History

South Korea
- Name: Gwangju ; (광주);
- Namesake: Gwangju
- Builder: STX
- Launched: 11 August 2015
- Commissioned: 9 November 2016
- Identification: Pennant number: FFG-817
- Status: Active

General characteristics
- Class & type: Incheon-class frigate
- Displacement: 2,300 tonnes (2,264 long tons) light; 3,251 tonnes (3,200 long tons) full load;
- Length: 114 m (374 ft)
- Beam: 14 m (46 ft)
- Draft: 4 m (13 ft)
- Propulsion: CODOG; 2 × MTU 12V 1163 TB83 diesel engine; 2 × GE LM2500 gas turbine;
- Speed: 30 knots (56 km/h; 35 mph) (max); 18 knots (33 km/h; 21 mph) (cruising);
- Range: 4,500 nautical miles (8,000 km)
- Complement: 140
- Sensors & processing systems: SPS-550K air search 3D radar; SPG-540K fire control radar; SQS-240K hull-mounted sonar; SAQ-540K EOTS; Naval Shield Integrated Combat Management System;
- Electronic warfare & decoys: LIG Nex1 SLQ-200(V)K Sonata electronic warfare suite; SLQ-261K torpedo acoustic counter measures; KDAGAIE Mk 2 decoy launchers;
- Armament: 1 × 5 inch (127 mm)/L62 caliber Mk 45 Mod 4 naval gun; 1 × 20 mm Phalanx CIWS; 2 × triple torpedo tubes for K745 Blue Shark torpedo; 1 × RAM Block 1 CIWS; 8 × SSM-700K Haeseong Anti-ship Missile in quad configuration; 8 × Haeryong Tactical Land Attack Missile in quad configuration;
- Aircraft carried: Super Lynx or AW159 helicopter
- Aviation facilities: Flight deck and enclosed hangar for one medium-lift helicopter

= ROKS Gwangju (FFG-817) =

Incheon-class frigate

ROKS Gwangju (FFG-817) is the sixth ship of the Incheon-class frigate in the Republic of Korea Navy. She is named after the city, Gwangju.

== Development ==

In the early 1990s, the Korean government plan for the construction of next generation coastal ships named Frigate 2000 was scrapped due to the 1997 Asian financial crisis. But the decommissioning of the destroyers and the aging fleet of Ulsan-class frigates, the plan was revived as the Future Frigate eXperimental, also known as FFX in the early 2000s.

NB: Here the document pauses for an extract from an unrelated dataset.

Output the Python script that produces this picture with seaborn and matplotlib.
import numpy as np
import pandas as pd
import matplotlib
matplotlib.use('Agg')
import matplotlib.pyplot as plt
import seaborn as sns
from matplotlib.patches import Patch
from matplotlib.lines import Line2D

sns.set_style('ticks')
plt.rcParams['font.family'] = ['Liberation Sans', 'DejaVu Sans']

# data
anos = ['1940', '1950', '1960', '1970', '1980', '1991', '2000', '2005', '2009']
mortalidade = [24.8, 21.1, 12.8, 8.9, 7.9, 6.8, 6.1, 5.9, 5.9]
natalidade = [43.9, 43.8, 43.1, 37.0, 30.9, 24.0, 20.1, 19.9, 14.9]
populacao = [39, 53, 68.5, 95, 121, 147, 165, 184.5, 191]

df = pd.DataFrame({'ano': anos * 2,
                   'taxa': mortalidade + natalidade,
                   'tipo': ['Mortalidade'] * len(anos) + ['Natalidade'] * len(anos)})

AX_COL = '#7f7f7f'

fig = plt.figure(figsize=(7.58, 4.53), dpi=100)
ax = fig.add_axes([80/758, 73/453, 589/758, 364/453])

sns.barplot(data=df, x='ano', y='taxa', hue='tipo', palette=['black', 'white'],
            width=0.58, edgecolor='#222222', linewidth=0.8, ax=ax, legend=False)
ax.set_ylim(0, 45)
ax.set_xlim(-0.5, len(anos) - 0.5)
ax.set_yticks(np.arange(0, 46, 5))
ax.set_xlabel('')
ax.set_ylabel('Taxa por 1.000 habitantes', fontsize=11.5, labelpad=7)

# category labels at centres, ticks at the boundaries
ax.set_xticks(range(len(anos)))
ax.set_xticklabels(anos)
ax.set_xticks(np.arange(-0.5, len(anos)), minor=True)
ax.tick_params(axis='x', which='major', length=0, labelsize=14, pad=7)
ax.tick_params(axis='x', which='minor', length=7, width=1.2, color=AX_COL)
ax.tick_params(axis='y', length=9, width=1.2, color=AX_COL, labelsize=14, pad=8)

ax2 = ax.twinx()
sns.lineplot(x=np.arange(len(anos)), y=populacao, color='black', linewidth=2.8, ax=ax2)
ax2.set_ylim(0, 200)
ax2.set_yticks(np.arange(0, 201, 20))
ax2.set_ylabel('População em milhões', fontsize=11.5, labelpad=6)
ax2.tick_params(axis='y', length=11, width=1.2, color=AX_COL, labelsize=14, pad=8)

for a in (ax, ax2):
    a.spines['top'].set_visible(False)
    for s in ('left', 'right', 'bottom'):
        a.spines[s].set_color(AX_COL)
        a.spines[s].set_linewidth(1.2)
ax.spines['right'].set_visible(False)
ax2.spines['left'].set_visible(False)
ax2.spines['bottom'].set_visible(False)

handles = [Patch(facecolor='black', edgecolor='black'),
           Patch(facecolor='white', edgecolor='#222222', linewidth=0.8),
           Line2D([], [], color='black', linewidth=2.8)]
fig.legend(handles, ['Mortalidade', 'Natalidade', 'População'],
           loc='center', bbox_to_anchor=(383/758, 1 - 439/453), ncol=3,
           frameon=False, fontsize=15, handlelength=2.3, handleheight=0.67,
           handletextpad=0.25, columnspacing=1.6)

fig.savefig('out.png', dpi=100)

The Republic of Korea Navy initially wanted twenty-four 3000 ton frigates to replace the Ulsan, Pohang and -class coastal fleet of 37 ships. It was later decided that six 2700 ton ships will be constructed for the first batch. In 2008, the plan was further downgraded to 2300 tons when president Lee Myung-bak took office, with the number of ships for the first batch down to six. 8 ships are planned for the second batch of FFX with the final goal of 20-22 frigates.

== Construction and career ==
ROKS Gwangju was launched on 11 August 2015 by STX Offshore & Shipbuilding and commissioned on 9 November 2016.